Up until yesterday, Massachusetts was the only state to legalize gay marriage.  It did so in 2004, and since then, 9,500 couples have taken advantage of the law.  As of yesterday, California became the second state to legalize gay marriage.  This has huge implications for our nation, considering that California residents make up well over ten percent of our nation’s population.  (California has an estimated 108,734 same-sex households, according to 2006 consensus figures.)

What are we to make of all these Gay Pride celebrations, court decisions and such?  Let me suggest three biblical responses: 

Hatred:  Not for the people ensnared in such sin, but for the sin itself and the tremendous harm it does those who are in bondage to the sin of homosexuality.  I find it interesting that Youth Pride “is a program primarily rooted in suicide prevention.”  These kids and adults who are caught up in this sin are among the most miserable people on earth.   While celebrating their “sexual freedom” on the outside, they are bound by the cords of their sin on the inside.  We should hate not them but the sin that enslaves them.

Humility:  In 1 Corinthians 6, the apostle Paul reminds us that the unrighteous will not inherit the kingdom of God.  Then he lists various categories of sinners included in the realm of the unrighteous.  Among them are fornicators, idolaters, adulterers, homosexuals, sodomites, thieves, covetous, drunkards, revilers, and extortioners.  But then in the same breath he immediately goes on to say, “And such were some of you.  But you were washed, but you were sanctified, but you were justified in the name of the Lord Jesus and by the Spirit of our God.”  Then over in Titus 3, a passage I’ve been studying this past week, Paul says “to speak evil of no one, to be peaceable, gentle, showing all humility to all men.  For we ourselves were also once foolish, disobedient, deceived, serving various lusts and pleasures….  But when the kindness and the love of God our Savior toward man appeared, not by works of righteousness which we have done, but according to His mercy He saved us, through the washing of regeneration and renewing of the Holy Spirit” (vv. 2-5).  Any righteousness or victory over sin that we have attained is all owing to the grace and mercy of God.  Let us not react to Gay Pride with our own sense of Christian pride.  That would steal from God’s glory and make a mockery of His mercy and grace toward sinners like us.
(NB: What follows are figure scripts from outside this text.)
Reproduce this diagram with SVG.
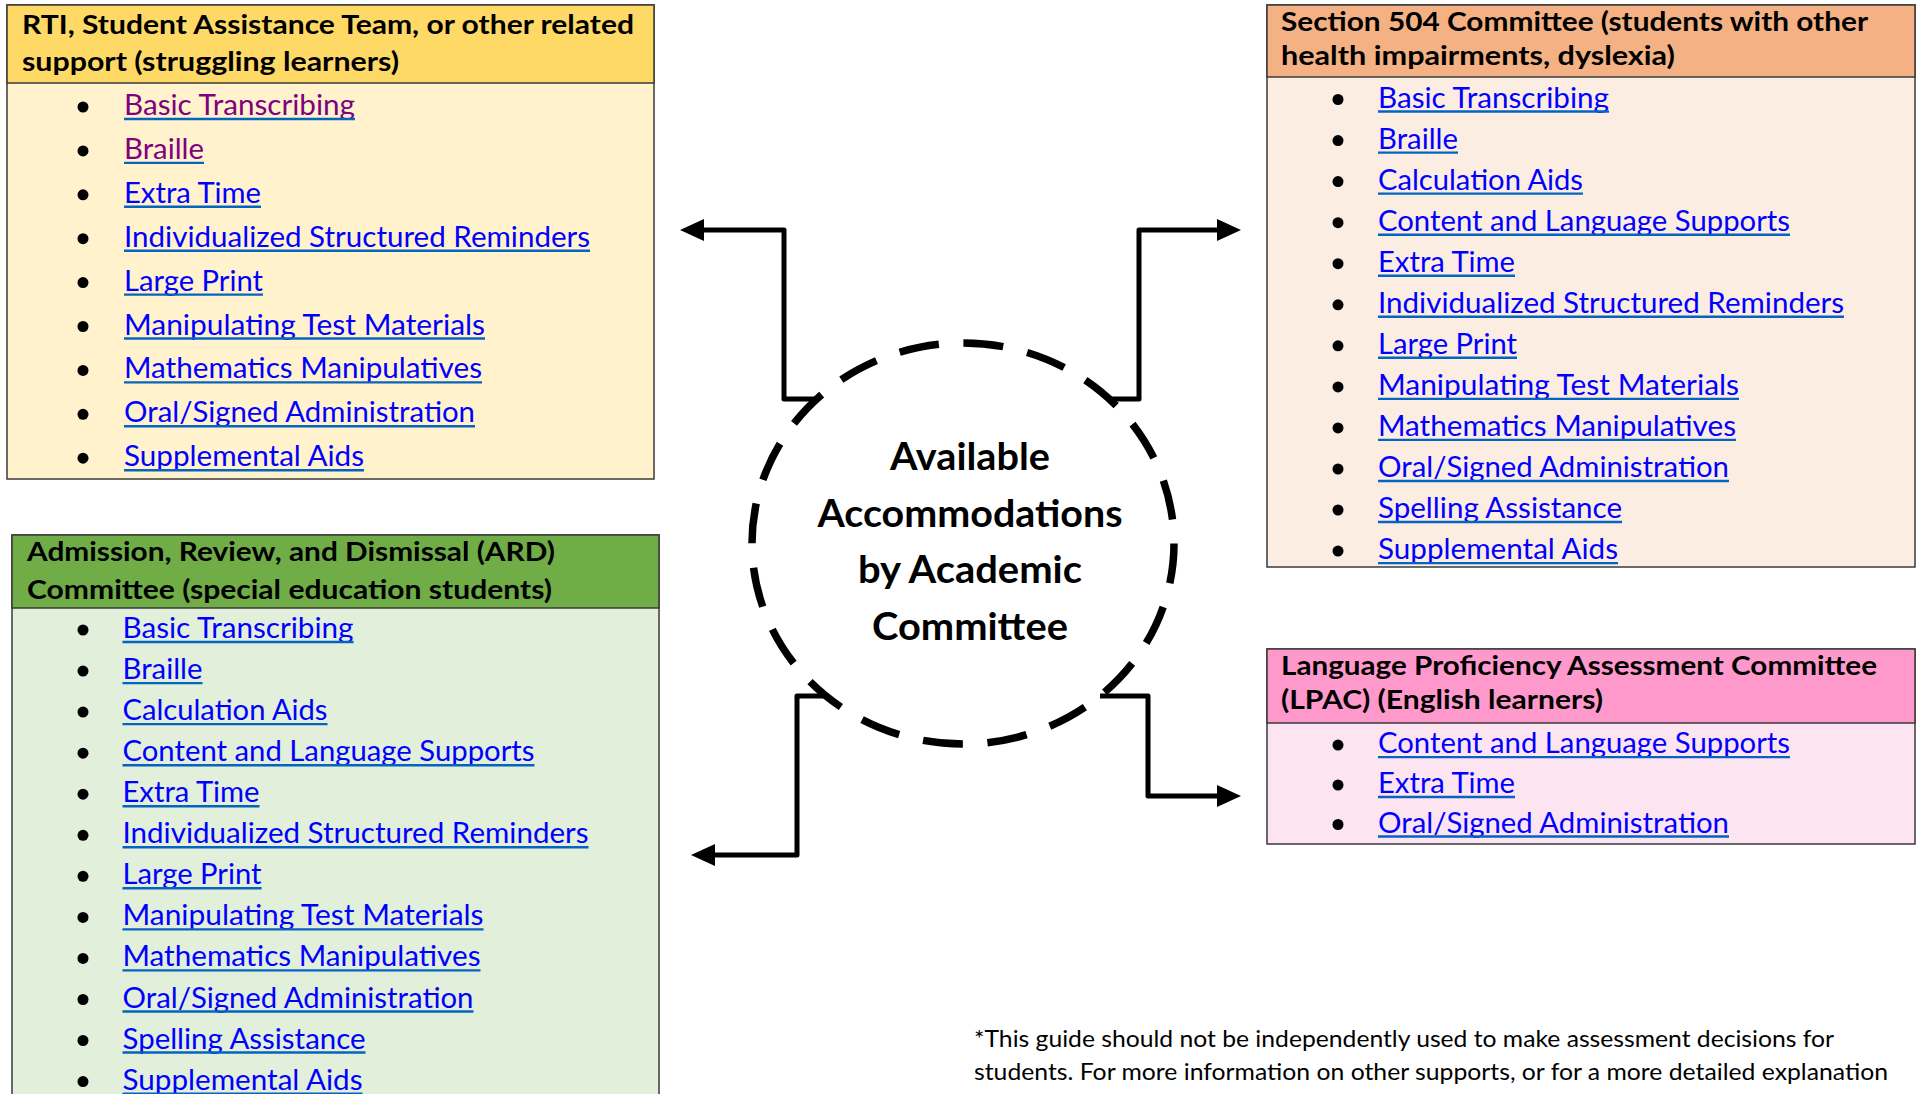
<svg xmlns="http://www.w3.org/2000/svg" width="1921" height="1094" viewBox="0 0 1921 1094">
<style>
.hdr{font-family:Lato,"Liberation Sans",sans-serif;font-weight:700;font-size:27.5px;fill:#000}
.it{font-family:Lato,"Liberation Sans",sans-serif;font-size:28.5px;fill:#0000FF}
.vis{fill:#800080}
.ul{stroke:#0563C1;stroke-width:2.4}
.bul{fill:#000}
.box{stroke:#3a3a3a;stroke-width:1.5}
.conn{fill:none;stroke:#000;stroke-width:5;stroke-linejoin:round}
.ctr{font-family:Lato,"Liberation Sans",sans-serif;font-weight:700;font-size:38px;fill:#000;text-anchor:middle}
.foot{font-family:Lato,"Liberation Sans",sans-serif;font-size:23.5px;fill:#000}
</style>
<defs>
<marker id="ah" markerUnits="userSpaceOnUse" markerWidth="24" markerHeight="22" viewBox="0 0 24 22" refX="1" refY="11" orient="auto">
<path d="M0,0 L24,11 L0,22 z" fill="#000"/>
</marker>
</defs>
<rect width="1921" height="1094" fill="#fff"/>

<g id="rti">
<rect x="7" y="5" width="647" height="474" fill="#FFF2CC" class="box"/>
<rect x="7" y="5" width="647" height="78" fill="#FFD966" class="box"/>
<text class="hdr" x="22" y="34" textLength="612" lengthAdjust="spacingAndGlyphs">RTI, Student Assistance Team, or other related</text>
<text class="hdr" x="22" y="71" textLength="377" lengthAdjust="spacingAndGlyphs">support (struggling learners)</text>
<g transform="translate(0,2.5)">
<circle class="bul" cx="83" cy="104.5" r="5.5"/><text class="it vis" x="124" y="112.5" textLength="231" lengthAdjust="spacingAndGlyphs">Basic Transcribing</text><line class="ul" x1="124" x2="355" y1="116.5" y2="116.5"/>
<circle class="bul" cx="83" cy="148.4" r="5.5"/><text class="it vis" x="124" y="156.4" textLength="80" lengthAdjust="spacingAndGlyphs">Braille</text><line class="ul" x1="124" x2="204" y1="160.4" y2="160.4"/>
<circle class="bul" cx="83" cy="192.3" r="5.5"/><text class="it" x="124" y="200.3" textLength="137" lengthAdjust="spacingAndGlyphs">Extra Time</text><line class="ul" x1="124" x2="261" y1="204.3" y2="204.3"/>
<circle class="bul" cx="83" cy="236.2" r="5.5"/><text class="it" x="124" y="244.2" textLength="466" lengthAdjust="spacingAndGlyphs">Individualized Structured Reminders</text><line class="ul" x1="124" x2="590" y1="248.2" y2="248.2"/>
<circle class="bul" cx="83" cy="280.1" r="5.5"/><text class="it" x="124" y="288.1" textLength="139" lengthAdjust="spacingAndGlyphs">Large Print</text><line class="ul" x1="124" x2="263" y1="292.1" y2="292.1"/>
<circle class="bul" cx="83" cy="324" r="5.5"/><text class="it" x="124" y="332" textLength="361" lengthAdjust="spacingAndGlyphs">Manipulating Test Materials</text><line class="ul" x1="124" x2="485" y1="336" y2="336"/>
<circle class="bul" cx="83" cy="367.9" r="5.5"/><text class="it" x="124" y="375.9" textLength="358" lengthAdjust="spacingAndGlyphs">Mathematics Manipulatives</text><line class="ul" x1="124" x2="482" y1="379.9" y2="379.9"/>
<circle class="bul" cx="83" cy="411.8" r="5.5"/><text class="it" x="124" y="419.8" textLength="351" lengthAdjust="spacingAndGlyphs">Oral/Signed Administration</text><line class="ul" x1="124" x2="475" y1="423.8" y2="423.8"/>
<circle class="bul" cx="83" cy="455.7" r="5.5"/><text class="it" x="124" y="463.7" textLength="240" lengthAdjust="spacingAndGlyphs">Supplemental Aids</text><line class="ul" x1="124" x2="364" y1="467.7" y2="467.7"/>
</g>
</g>

<g id="s504">
<rect x="1267" y="5" width="648" height="562" fill="#FCEDE3" class="box"/>
<rect x="1267" y="5" width="648" height="72" fill="#F4B183" class="box"/>
<text class="hdr" x="1281" y="31" textLength="587" lengthAdjust="spacingAndGlyphs">Section 504 Committee (students with other</text>
<text class="hdr" x="1281" y="65" textLength="394" lengthAdjust="spacingAndGlyphs">health impairments, dyslexia)</text>
<g transform="translate(0,2.5)">
<circle class="bul" cx="1338" cy="97" r="5.5"/><text class="it" x="1378" y="105" textLength="231" lengthAdjust="spacingAndGlyphs">Basic Transcribing</text><line class="ul" x1="1378" x2="1609" y1="109" y2="109"/>
<circle class="bul" cx="1338" cy="138.1" r="5.5"/><text class="it" x="1378" y="146.1" textLength="80" lengthAdjust="spacingAndGlyphs">Braille</text><line class="ul" x1="1378" x2="1458" y1="150.1" y2="150.1"/>
<circle class="bul" cx="1338" cy="179.1" r="5.5"/><text class="it" x="1378" y="187.1" textLength="205" lengthAdjust="spacingAndGlyphs">Calculation Aids</text><line class="ul" x1="1378" x2="1583" y1="191.1" y2="191.1"/>
<circle class="bul" cx="1338" cy="220.2" r="5.5"/><text class="it" x="1378" y="228.2" textLength="412" lengthAdjust="spacingAndGlyphs">Content and Language Supports</text><line class="ul" x1="1378" x2="1790" y1="232.2" y2="232.2"/>
<circle class="bul" cx="1338" cy="261.2" r="5.5"/><text class="it" x="1378" y="269.2" textLength="137" lengthAdjust="spacingAndGlyphs">Extra Time</text><line class="ul" x1="1378" x2="1515" y1="273.2" y2="273.2"/>
<circle class="bul" cx="1338" cy="302.3" r="5.5"/><text class="it" x="1378" y="310.3" textLength="466" lengthAdjust="spacingAndGlyphs">Individualized Structured Reminders</text><line class="ul" x1="1378" x2="1844" y1="314.3" y2="314.3"/>
<circle class="bul" cx="1338" cy="343.3" r="5.5"/><text class="it" x="1378" y="351.3" textLength="139" lengthAdjust="spacingAndGlyphs">Large Print</text><line class="ul" x1="1378" x2="1517" y1="355.3" y2="355.3"/>
<circle class="bul" cx="1338" cy="384.4" r="5.5"/><text class="it" x="1378" y="392.4" textLength="361" lengthAdjust="spacingAndGlyphs">Manipulating Test Materials</text><line class="ul" x1="1378" x2="1739" y1="396.4" y2="396.4"/>
<circle class="bul" cx="1338" cy="425.4" r="5.5"/><text class="it" x="1378" y="433.4" textLength="358" lengthAdjust="spacingAndGlyphs">Mathematics Manipulatives</text><line class="ul" x1="1378" x2="1736" y1="437.4" y2="437.4"/>
<circle class="bul" cx="1338" cy="466.5" r="5.5"/><text class="it" x="1378" y="474.5" textLength="351" lengthAdjust="spacingAndGlyphs">Oral/Signed Administration</text><line class="ul" x1="1378" x2="1729" y1="478.5" y2="478.5"/>
<circle class="bul" cx="1338" cy="507.5" r="5.5"/><text class="it" x="1378" y="515.5" textLength="244" lengthAdjust="spacingAndGlyphs">Spelling Assistance</text><line class="ul" x1="1378" x2="1622" y1="519.5" y2="519.5"/>
<circle class="bul" cx="1338" cy="548.6" r="5.5"/><text class="it" x="1378" y="556.6" textLength="240" lengthAdjust="spacingAndGlyphs">Supplemental Aids</text><line class="ul" x1="1378" x2="1618" y1="560.6" y2="560.6"/>
</g>
</g>

<g id="ard">
<rect x="12" y="535" width="647" height="570" fill="#E2EFDA" class="box"/>
<rect x="12" y="535" width="647" height="73" fill="#70AD47" class="box"/>
<text class="hdr" x="27" y="561" textLength="528" lengthAdjust="spacingAndGlyphs">Admission, Review, and Dismissal (ARD)</text>
<text class="hdr" x="27" y="599" textLength="525" lengthAdjust="spacingAndGlyphs">Committee (special education students)</text>
<g transform="translate(0,2.5)">
<circle class="bul" cx="83" cy="627.5" r="5.5"/><text class="it" x="122.5" y="635.5" textLength="231" lengthAdjust="spacingAndGlyphs">Basic Transcribing</text><line class="ul" x1="122.5" x2="353.5" y1="639.5" y2="639.5"/>
<circle class="bul" cx="83" cy="668.6" r="5.5"/><text class="it" x="122.5" y="676.6" textLength="80" lengthAdjust="spacingAndGlyphs">Braille</text><line class="ul" x1="122.5" x2="202.5" y1="680.6" y2="680.6"/>
<circle class="bul" cx="83" cy="709.6" r="5.5"/><text class="it" x="122.5" y="717.6" textLength="205" lengthAdjust="spacingAndGlyphs">Calculation Aids</text><line class="ul" x1="122.5" x2="327.5" y1="721.6" y2="721.6"/>
<circle class="bul" cx="83" cy="750.7" r="5.5"/><text class="it" x="122.5" y="758.7" textLength="412" lengthAdjust="spacingAndGlyphs">Content and Language Supports</text><line class="ul" x1="122.5" x2="534.5" y1="762.7" y2="762.7"/>
<circle class="bul" cx="83" cy="791.7" r="5.5"/><text class="it" x="122.5" y="799.7" textLength="137" lengthAdjust="spacingAndGlyphs">Extra Time</text><line class="ul" x1="122.5" x2="259.5" y1="803.7" y2="803.7"/>
<circle class="bul" cx="83" cy="832.8" r="5.5"/><text class="it" x="122.5" y="840.8" textLength="466" lengthAdjust="spacingAndGlyphs">Individualized Structured Reminders</text><line class="ul" x1="122.5" x2="588.5" y1="844.8" y2="844.8"/>
<circle class="bul" cx="83" cy="873.8" r="5.5"/><text class="it" x="122.5" y="881.8" textLength="139" lengthAdjust="spacingAndGlyphs">Large Print</text><line class="ul" x1="122.5" x2="261.5" y1="885.8" y2="885.8"/>
<circle class="bul" cx="83" cy="914.9" r="5.5"/><text class="it" x="122.5" y="922.9" textLength="361" lengthAdjust="spacingAndGlyphs">Manipulating Test Materials</text><line class="ul" x1="122.5" x2="483.5" y1="926.9" y2="926.9"/>
<circle class="bul" cx="83" cy="955.9" r="5.5"/><text class="it" x="122.5" y="963.9" textLength="358" lengthAdjust="spacingAndGlyphs">Mathematics Manipulatives</text><line class="ul" x1="122.5" x2="480.5" y1="967.9" y2="967.9"/>
<circle class="bul" cx="83" cy="997" r="5.5"/><text class="it" x="122.5" y="1005" textLength="351" lengthAdjust="spacingAndGlyphs">Oral/Signed Administration</text><line class="ul" x1="122.5" x2="473.5" y1="1009" y2="1009"/>
<circle class="bul" cx="83" cy="1038" r="5.5"/><text class="it" x="122.5" y="1046" textLength="243" lengthAdjust="spacingAndGlyphs">Spelling Assistance</text><line class="ul" x1="122.5" x2="365.5" y1="1050" y2="1050"/>
<circle class="bul" cx="83" cy="1079.1" r="5.5"/><text class="it" x="122.5" y="1087.1" textLength="240" lengthAdjust="spacingAndGlyphs">Supplemental Aids</text><line class="ul" x1="122.5" x2="362.5" y1="1091.1" y2="1091.1"/>
</g>
</g>

<g id="lpac">
<rect x="1267" y="649" width="648" height="195" fill="#FDE4F1" class="box"/>
<rect x="1267" y="649" width="648" height="74" fill="#FF99CC" class="box"/>
<text class="hdr" x="1281" y="675" textLength="596" lengthAdjust="spacingAndGlyphs">Language Proficiency Assessment Committee</text>
<text class="hdr" x="1281" y="709" textLength="322" lengthAdjust="spacingAndGlyphs">(LPAC) (English learners)</text>
<g transform="translate(0,2.5)">
<circle class="bul" cx="1338" cy="742.6" r="5.5"/><text class="it" x="1378" y="750.6" textLength="412" lengthAdjust="spacingAndGlyphs">Content and Language Supports</text><line class="ul" x1="1378" x2="1790" y1="754.6" y2="754.6"/>
<circle class="bul" cx="1338" cy="782.5" r="5.5"/><text class="it" x="1378" y="790.5" textLength="137" lengthAdjust="spacingAndGlyphs">Extra Time</text><line class="ul" x1="1378" x2="1515" y1="794.5" y2="794.5"/>
<circle class="bul" cx="1338" cy="822" r="5.5"/><text class="it" x="1378" y="830" textLength="351" lengthAdjust="spacingAndGlyphs">Oral/Signed Administration</text><line class="ul" x1="1378" x2="1729" y1="834" y2="834"/>
</g>
</g>

<g id="connectors">
<path class="conn" d="M818 399 H784 V230 H703" marker-end="url(#ah)"/>
<path class="conn" d="M1109 399 H1139 V230 H1218" marker-end="url(#ah)"/>
<path class="conn" d="M828 696 H797 V855 H714" marker-end="url(#ah)"/>
<path class="conn" d="M1100 696 H1148 V796 H1218" marker-end="url(#ah)"/>
</g>

<g id="center">
<ellipse cx="963" cy="543.5" rx="211" ry="200.5" fill="none" stroke="#000" stroke-width="7.5" stroke-dasharray="40 24.65"/>
<text class="ctr" x="970" y="470" textLength="160" lengthAdjust="spacingAndGlyphs">Available</text>
<text class="ctr" x="970" y="526.5" textLength="305" lengthAdjust="spacingAndGlyphs">Accommodations</text>
<text class="ctr" x="970" y="583" textLength="224" lengthAdjust="spacingAndGlyphs">by Academic</text>
<text class="ctr" x="970" y="639.5" textLength="196" lengthAdjust="spacingAndGlyphs">Committee</text>
</g>

<g id="footnote">
<text class="foot" x="974" y="1047" textLength="860" lengthAdjust="spacingAndGlyphs">*This guide should not be independently used to make assessment decisions for</text>
<text class="foot" x="974" y="1080" textLength="914" lengthAdjust="spacingAndGlyphs">students. For more information on other supports, or for a more detailed explanation</text>
</g>
</svg>
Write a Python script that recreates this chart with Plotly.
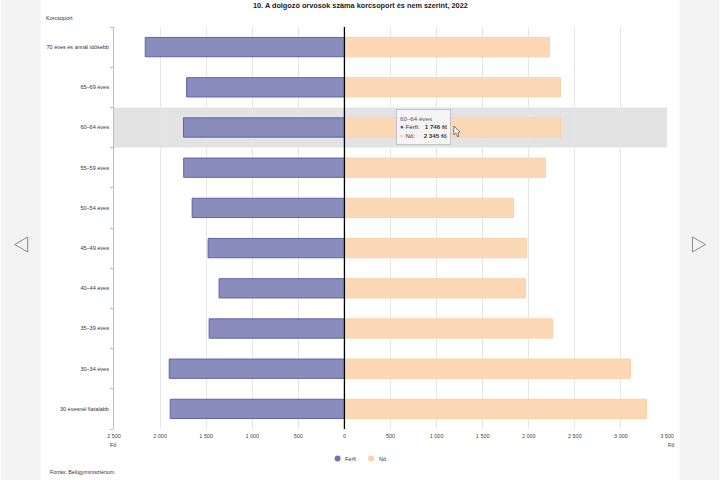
import plotly.graph_objects as go

categories = ["30 évesnél fiatalabb", "30–34 éves", "35–39 éves", "40–44 éves", "45–49 éves",
              "50–54 éves", "55–59 éves", "60–64 éves", "65–69 éves", "70 éves és annál idősebb"]
male = [1890, 1901, 1468, 1360, 1479, 1652, 1744, 1746, 1712, 2161]
female = [3277, 3104, 2259, 1966, 1977, 1836, 2183, 2345, 2345, 2226]
tick_values = [-2500, -2000, -1500, -1000, -500, 0, 500, 1000, 1500, 2000, 2500, 3000, 3500]
tick_labels = ["2 500", "2 000", "1 500", "1 000", "500", "0", "500", "1 000", "1 500", "2 000", "2 500", "3 000", "3 500"]
series_names = ["Férfi", "Nő"]
title = "10. A dolgozó orvosok száma korcsoport és nem szerint, 2022"
highlight = 7
fmt = lambda v: f"{v:,}".replace(",", " ")

FONT = "Liberation Sans"
W, H = 720, 480
L, R, T, B = 113.5, 667.5, 27, 429
px = lambda x: (x - L) / (R - L)
py = lambda y: (B - y) / (B - T)
M_FILL, M_LINE = "#8a8dbb", "#5d63ad"
F_FILL, F_LINE = "#fdd8b7", "#fcd0a8"

fig = go.Figure()
fig.add_bar(y=categories, x=[-v for v in male], orientation="h", name=series_names[0],
            marker=dict(color=M_FILL, line=dict(color=M_LINE, width=1)), showlegend=False)
fig.add_bar(y=categories, x=female, orientation="h", name=series_names[1],
            marker=dict(color=F_FILL, line=dict(color=F_LINE, width=1)), showlegend=False)

def dot(cx, cy, r, color):
    return dict(type="circle", xref="paper", yref="paper", x0=px(cx - r), x1=px(cx + r), y0=py(cy + r), y1=py(cy - r),
                fillcolor=color, line_width=0)

shapes = [
    # side panels of the page
    dict(type="rect", xref="paper", yref="paper", x0=px(0), x1=px(40), y0=py(480), y1=py(0),
         fillcolor="#f3f3f3", line_width=0, layer="below"),
    dict(type="rect", xref="paper", yref="paper", x0=px(680), x1=px(720), y0=py(480), y1=py(0),
         fillcolor="#f3f3f3", line_width=0, layer="below"),
    # hovered band
    dict(type="rect", xref="x domain", yref="y", x0=0, x1=1, y0=highlight - 0.5, y1=highlight + 0.5,
         fillcolor="#e3e3e3", line_width=0, layer="below"),
    # zero axis on top of the bars
    dict(type="line", xref="x", yref="paper", x0=0, x1=0, y0=0, y1=1,
         line=dict(color="#000000", width=1.3)),
    # navigation arrows
    dict(type="path", xref="paper", yref="paper",
         path=f"M {px(27)} {py(237)} L {px(14)} {py(244.5)} L {px(27)} {py(252)} Z",
         fillcolor="rgba(0,0,0,0)", line=dict(color="#8a8a8a", width=1)),
    dict(type="path", xref="paper", yref="paper",
         path=f"M {px(693)} {py(237)} L {px(706)} {py(244.5)} L {px(693)} {py(252)} Z",
         fillcolor="rgba(0,0,0,0)", line=dict(color="#8a8a8a", width=1)),
    # legend dots
    dot(337.5, 458.5, 3, "#6f72b5"),
    dot(371, 458.5, 3, "#fdd0a8"),
    # mouse cursor
    dict(type="path", xref="paper", yref="paper",
         path=f"M {px(454)} {py(126)} L {px(454)} {py(135)} L {px(456)} {py(133)} L {px(458)} {py(137)} "
              f"L {px(459)} {py(136)} L {px(458)} {py(132.5)} L {px(460)} {py(132)} Z",
         fillcolor="#ffffff", line=dict(color="#555555", width=0.8)),
]

def note(text, x, y, size=5.5, anchor="left", color="#333333", **kw):
    return dict(text=text, xref="paper", yref="paper", x=px(x), y=py(y), xanchor=anchor, yanchor="middle",
                showarrow=False, font=dict(family=FONT, size=size, color=color), **kw)

tooltip = (f"<span style='color:#555555'>{categories[highlight]}</span><br>"
           f"<span style='color:#4a50a8'>●</span> {series_names[0]}:   <b>{fmt(male[highlight])} fő</b><br>"
           f"<span style='color:#fdd0a8'>●</span> {series_names[1]}:     <b>{fmt(female[highlight])} fő</b>")
annotations = [
    note("<b>" + title + "</b>", 360, 6, size=7.3, anchor="center", color="#222222"),
    note("Korcsoport", 43, 18),
    note("Fő", 107, 445),
    note("Fő", 666, 445),
    note("Forrás: Belügyminisztérium.", 47.5, 472.5, size=5.3),
    note(series_names[0], 343, 459),
    note(series_names[1], 377, 459),
    dict(text=tooltip, xref="paper", yref="paper", x=px(396), y=py(109), xanchor="left", yanchor="top",
         showarrow=False, align="left", valign="middle", width=47, height=28,
         bgcolor="rgba(246,246,246,0.95)", bordercolor="#c4c4c4", borderwidth=1,
         borderpad=3, font=dict(family=FONT, size=6.2, color="#333333")),
]

fig.update_layout(
    width=W, height=H, autosize=False,
    paper_bgcolor="#ffffff", plot_bgcolor="rgba(0,0,0,0)",
    margin=dict(l=L, r=W - R, t=T, b=H - B, pad=0, autoexpand=False),
    barmode="relative", bargap=0.52,
    font=dict(family=FONT, size=5.5, color="#333333"),
    shapes=shapes, annotations=annotations, showlegend=False,
    xaxis=dict(range=[-2500, 3500], tickvals=tick_values, ticktext=tick_labels, showgrid=True,
               gridcolor="#e6e6e6", gridwidth=1, zeroline=False, ticks="", showline=False,
               ticklabelstandoff=2,
               tickfont=dict(size=5.5, family=FONT, color="#444444")),
    yaxis=dict(type="category", categoryorder="array", categoryarray=categories, showgrid=False,
               showline=True, linecolor="#bdbdbd", linewidth=1, ticks="outside", ticklen=3, tickcolor="#bdbdbd",
               tickson="boundaries", ticklabelstandoff=3, zeroline=False,
               tickfont=dict(size=5.5, family=FONT, color="#333333")),
)

fig.write_html("out.html", config=dict(displayModeBar=False),
               post_script="document.body.style.margin='0';")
Hope:  Isn’t that what these poor souls need and what we can offer them?  In Colossians 1:23, Paul talks about “the hope held out in the gospel.”  In Lamentations 3 we read, “The Lord is good to those whose hope is in him, to the one who seeks Him.”  Instead of pointing our fingers at sinners, we should be pointing sinners to Jesus Christ.  I close with these words from a song that Steve Green sang a number of years ago:

We are called to take His light

To a world where wrong seems right.

What could be too great a cost,

For sharing life with one who’s lost?

Through His love our hearts can feel

All the grief they bear.

They must hear the words of life

Only we can share. 

People need the Lord, people need the Lord;

At the end of broken dreams, He’s the open door.

People need the Lord, people need the Lord;

When will we realize -- people need the Lord.